WRITTEN EXERCISE: Restate all the material verbatim, except for the pictures.

........

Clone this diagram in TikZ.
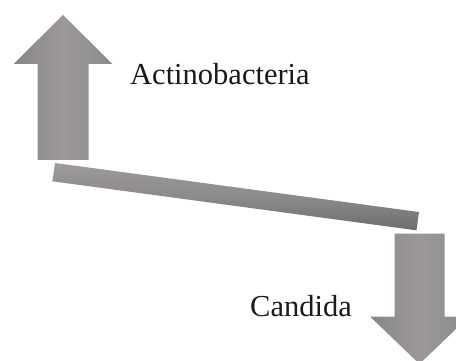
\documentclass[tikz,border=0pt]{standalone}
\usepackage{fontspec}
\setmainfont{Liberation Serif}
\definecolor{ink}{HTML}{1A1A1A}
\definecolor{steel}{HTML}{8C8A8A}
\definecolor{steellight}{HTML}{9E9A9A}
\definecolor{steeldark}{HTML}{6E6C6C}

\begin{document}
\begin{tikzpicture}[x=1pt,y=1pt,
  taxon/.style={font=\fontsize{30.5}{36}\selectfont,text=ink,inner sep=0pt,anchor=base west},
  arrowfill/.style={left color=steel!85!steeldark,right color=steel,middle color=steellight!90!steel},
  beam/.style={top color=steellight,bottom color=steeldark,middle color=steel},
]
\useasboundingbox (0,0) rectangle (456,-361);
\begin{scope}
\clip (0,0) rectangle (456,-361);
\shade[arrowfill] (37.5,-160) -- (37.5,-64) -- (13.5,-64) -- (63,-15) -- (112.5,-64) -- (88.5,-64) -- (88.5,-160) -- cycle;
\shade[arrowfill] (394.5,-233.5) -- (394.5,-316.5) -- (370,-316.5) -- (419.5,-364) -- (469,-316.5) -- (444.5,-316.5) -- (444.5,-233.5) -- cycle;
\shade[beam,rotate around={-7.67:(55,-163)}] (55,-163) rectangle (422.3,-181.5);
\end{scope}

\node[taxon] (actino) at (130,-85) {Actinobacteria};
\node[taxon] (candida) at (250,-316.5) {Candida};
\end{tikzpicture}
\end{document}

........

COMPLETE ANSWER:
Clone this diagram in TikZ.
\documentclass[tikz,border=0pt]{standalone}
\usepackage{fontspec}
\setmainfont{Liberation Serif}
\definecolor{ink}{HTML}{1A1A1A}
\definecolor{steel}{HTML}{8C8A8A}
\definecolor{steellight}{HTML}{9E9A9A}
\definecolor{steeldark}{HTML}{6E6C6C}

\begin{document}
\begin{tikzpicture}[x=1pt,y=1pt,
  taxon/.style={font=\fontsize{30.5}{36}\selectfont,text=ink,inner sep=0pt,anchor=base west},
  arrowfill/.style={left color=steel!85!steeldark,right color=steel,middle color=steellight!90!steel},
  beam/.style={top color=steellight,bottom color=steeldark,middle color=steel},
]
\useasboundingbox (0,0) rectangle (456,-361);
\begin{scope}
\clip (0,0) rectangle (456,-361);
\shade[arrowfill] (37.5,-160) -- (37.5,-64) -- (13.5,-64) -- (63,-15) -- (112.5,-64) -- (88.5,-64) -- (88.5,-160) -- cycle;
\shade[arrowfill] (394.5,-233.5) -- (394.5,-316.5) -- (370,-316.5) -- (419.5,-364) -- (469,-316.5) -- (444.5,-316.5) -- (444.5,-233.5) -- cycle;
\shade[beam,rotate around={-7.67:(55,-163)}] (55,-163) rectangle (422.3,-181.5);
\end{scope}

\node[taxon] (actino) at (130,-85) {Actinobacteria};
\node[taxon] (candida) at (250,-316.5) {Candida};
\end{tikzpicture}
\end{document}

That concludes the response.